Positive Psychologie vs. toxische Positivität
Das Ziel der positiven Psychologie ist es, die Lebenszufriedenheit und das Wohlbefinden von Menschen durch positive Emotionen zu steigern. Nicht zu verwechseln ist dieser Ansatz mit "toxischer Positivität". Dieses Phänomen beschreibt die zwanghafte Konzentration auf positive Emotionen und die konsequente Ablehnung unangenehmer Gefühle.
Wenn wir immer versuchen "emotionale Abkürzungen" zu nehmen und negative Gefühle verdrängen, werden die aber nicht verarbeitet. Auch negative Gefühle haben ihre Berechtigung, Angst zum Beispiel kann uns vor drohenden Gefahren warnen und Trauer ist notwendig, um Verluste zu verarbeiten.
Toxische Positivität in den sozialen Medien
In den sozialen Netzwerken wird uns häufig ein fröhliches und ausschließlich positives Leben vorgelebt. Wir vergleichen uns, bekommen den Eindruck, negative Gefühle seien nicht akzeptiert und zweifeln an uns. Denn es muss ja an uns liegen, wir müssen ja etwas falsch machen, wenn alle anderen rund um die Uhr glücklich sind, nur wir nicht.

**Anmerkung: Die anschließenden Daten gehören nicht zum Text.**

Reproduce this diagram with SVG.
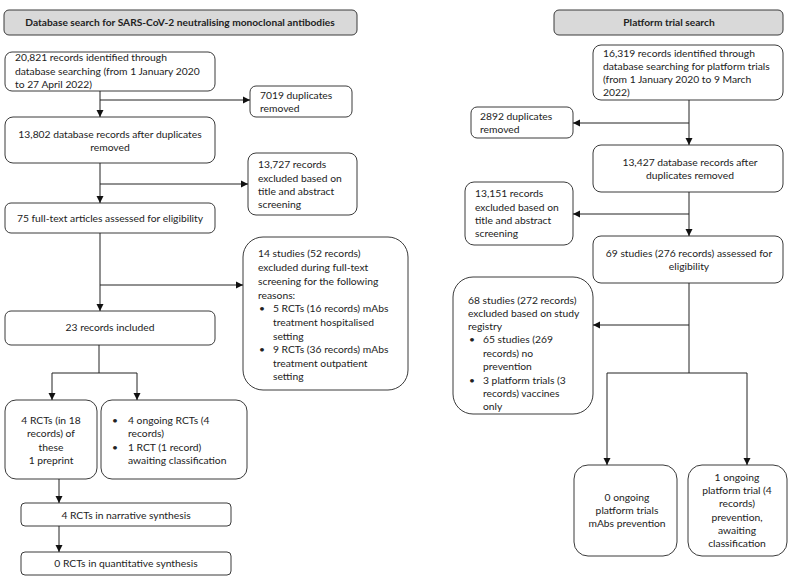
<svg xmlns="http://www.w3.org/2000/svg" width="790" height="579" viewBox="0 0 790 579">
<style>
.box{fill:#fff;stroke:#3a3a3a;stroke-width:1}
.hdr{fill:#d9d9d9;stroke:#3a3a3a;stroke-width:1}
text{font-family:Lato,"Liberation Sans",sans-serif;font-size:10.3px;fill:#222}
.b{font-weight:bold;font-size:10.2px}
.m{text-anchor:middle}
.ln{fill:none;stroke:#222;stroke-width:1}
</style>
<defs>
<marker id="ah" markerWidth="8" markerHeight="8" refX="7" refY="4" orient="auto" markerUnits="userSpaceOnUse">
<path d="M0,0.5 L7,4 L0,7.5 z" fill="#111"/>
</marker>
</defs>
<rect width="790" height="579" fill="#fff"/>

<g id="hdr-left"><rect class="hdr" x="4" y="10" width="353" height="25" rx="5"/><text class="b m" x="180" y="26">Database search for SARS-CoV-2 neutralising monoclonal antibodies</text></g>
<g id="hdr-right"><rect class="hdr" x="554" y="10" width="229" height="25" rx="5"/><text class="b m" x="669" y="26">Platform trial search</text></g>

<g id="L1"><rect class="box" x="5" y="52" width="210" height="39" rx="7"/>
<text x="15" y="61">20,821 records identified through</text>
<text x="15" y="75">database searching (from 1 January 2020</text>
<text x="15" y="88">to 27 April 2022)</text></g>
<g id="L1x"><rect class="box" x="250" y="86" width="102" height="31" rx="6"/>
<text x="260" y="99">7019 duplicates</text><text x="260" y="112">removed</text></g>
<g id="L2"><rect class="box" x="5" y="117" width="210" height="46" rx="8"/>
<text class="m" x="110" y="138">13,802 database records after duplicates</text>
<text class="m" x="110" y="151">removed</text></g>
<g id="L2x"><rect class="box" x="248" y="153" width="109" height="62" rx="8"/>
<text x="258" y="168">13,727 records</text><text x="258" y="182">excluded based on</text><text x="258" y="195">title and abstract</text><text x="258" y="208">screening</text></g>
<g id="L3"><rect class="box" x="5" y="203" width="210" height="30" rx="6"/>
<text class="m" x="110" y="222">75 full-text articles assessed for eligibility</text></g>
<g id="L3x"><rect class="box" x="243" y="237" width="165" height="153" rx="20"/>
<text x="258" y="257">14 studies (52 records)</text>
<text x="258" y="271">excluded during full-text</text>
<text x="258" y="285">screening for the following</text>
<text x="258" y="299">reasons:</text>
<text x="259" y="312">•</text><text x="273" y="312">5 RCTs (16 records) mAbs</text>
<text x="273" y="326">treatment hospitalised</text>
<text x="273" y="340">setting</text>
<text x="259" y="353">•</text><text x="273" y="353">9 RCTs (36 records) mAbs</text>
<text x="273" y="367">treatment outpatient</text>
<text x="273" y="380">setting</text></g>
<g id="L4"><rect class="box" x="5" y="311" width="210" height="34" rx="6"/>
<text class="m" x="110" y="331">23 records included</text></g>
<g id="L5a"><rect class="box" x="5" y="400" width="92" height="79" rx="11"/>
<text class="m" x="51" y="424">4 RCTs (in 18</text><text class="m" x="51" y="437">records) of</text><text class="m" x="51" y="451">these</text><text class="m" x="51" y="464">1 preprint</text></g>
<g id="L5b"><rect class="box" x="101" y="400" width="146" height="79" rx="11"/>
<text x="112" y="424">•</text><text x="128" y="424">4 ongoing RCTs (4</text>
<text x="128" y="437">records)</text>
<text x="112" y="451">•</text><text x="128" y="451">1 RCT (1 record)</text>
<text x="128" y="464">awaiting classification</text></g>
<g id="L6"><rect class="box" x="21" y="503" width="210" height="23" rx="4"/>
<text class="m" x="126" y="519">4 RCTs in narrative synthesis</text></g>
<g id="L7"><rect class="box" x="21" y="552" width="210" height="23" rx="4"/>
<text class="m" x="126" y="567">0 RCTs in quantitative synthesis</text></g>

<g id="R1"><rect class="box" x="593" y="45" width="190" height="55" rx="8"/>
<text x="603" y="57">16,319 records identified through</text>
<text x="603" y="70">database searching for platform trials</text>
<text x="603" y="83">(from 1 January 2020 to 9 March</text>
<text x="603" y="96">2022)</text></g>
<g id="R1x"><rect class="box" x="471" y="107" width="102" height="31" rx="6"/>
<text x="480" y="120">2892 duplicates</text><text x="480" y="133">removed</text></g>
<g id="R2"><rect class="box" x="593" y="145" width="190" height="47" rx="8"/>
<text class="m" x="690" y="166">13,427 database records after</text>
<text class="m" x="690" y="179">duplicates removed</text></g>
<g id="R2x"><rect class="box" x="465" y="182" width="108" height="63" rx="9"/>
<text x="475" y="197">13,151 records</text><text x="475" y="211">excluded based on</text><text x="475" y="224">title and abstract</text><text x="475" y="237">screening</text></g>
<g id="R3"><rect class="box" x="593" y="236" width="190" height="47" rx="8"/>
<text class="m" x="689" y="257">69 studies (276 records) assessed for</text>
<text class="m" x="689" y="270">eligibility</text></g>
<g id="R3x"><rect class="box" x="453" y="277" width="140" height="137" rx="20"/>
<text x="468" y="304">68 studies (272 records)</text>
<text x="468" y="317">excluded based on study</text>
<text x="468" y="330">registry</text>
<text x="469" y="343">•</text><text x="483" y="343">65 studies (269</text>
<text x="483" y="357">records) no</text>
<text x="483" y="370">prevention</text>
<text x="469" y="384">•</text><text x="483" y="384">3 platform trials (3</text>
<text x="483" y="397">records) vaccines</text>
<text x="483" y="410">only</text></g>
<g id="R4"><rect class="box" x="574" y="465" width="103" height="91" rx="14"/>
<text class="m" x="627" y="501">0 ongoing</text><text class="m" x="627" y="514">platform trials</text><text class="m" x="627" y="527">mAbs prevention</text></g>
<g id="R5"><rect class="box" x="688" y="465" width="99" height="91" rx="14"/>
<text class="m" x="737" y="481">1 ongoing</text><text class="m" x="737" y="494">platform trial (4</text><text class="m" x="737" y="507">records)</text><text class="m" x="737" y="521">prevention,</text><text class="m" x="737" y="534">awaiting</text><text class="m" x="737" y="547">classification</text></g>

<g id="connectors">
<path class="ln" d="M100,91 V117" marker-end="url(#ah)"/>
<path class="ln" d="M100,100 H250" marker-end="url(#ah)"/>
<path class="ln" d="M100,163 V203" marker-end="url(#ah)"/>
<path class="ln" d="M100,184 H248" marker-end="url(#ah)"/>
<path class="ln" d="M100,233 V311" marker-end="url(#ah)"/>
<path class="ln" d="M100,285 H243" marker-end="url(#ah)"/>
<path class="ln" d="M99,345 V373 M52,373 H137"/>
<path class="ln" d="M52,373 V400" marker-end="url(#ah)"/>
<path class="ln" d="M137,373 V400" marker-end="url(#ah)"/>
<path class="ln" d="M59,479 V503" marker-end="url(#ah)"/>
<path class="ln" d="M59,526 V552" marker-end="url(#ah)"/>
<path class="ln" d="M689,100 V145" marker-end="url(#ah)"/>
<path class="ln" d="M689,123 H573" marker-end="url(#ah)"/>
<path class="ln" d="M689,192 V236" marker-end="url(#ah)"/>
<path class="ln" d="M689,214 H573" marker-end="url(#ah)"/>
<path class="ln" d="M689,283 V373 M607,373 H747"/>
<path class="ln" d="M689,325 H593" marker-end="url(#ah)"/>
<path class="ln" d="M607,373 V465" marker-end="url(#ah)"/>
<path class="ln" d="M747,373 V465" marker-end="url(#ah)"/>
</g>
</svg>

Auch wenn wir objektiv wissen, dass Instagram und Co. nur einen kleinen Teil des Lebens zeigen (und zwar den positiven) ist es schwierig, sich dem Vergleich zu entziehen. Mit der toxischen Positivität entsteht ein selbst auferlegter Druck, ausschließlich positiv und glücklich zu leben und zu fühlen. Was schlichtweg nicht möglich ist.
Auch negative Emotionen haben ihre Berechtigung
Die positive Psychologie möchte an dieser Stelle keinen Druck erzeugen, sondern lediglich eine Hilfestellung geben, den Fokus auf die positiven Aspekte zu legen. Negative Emotionen sind dabei aber nicht "verboten".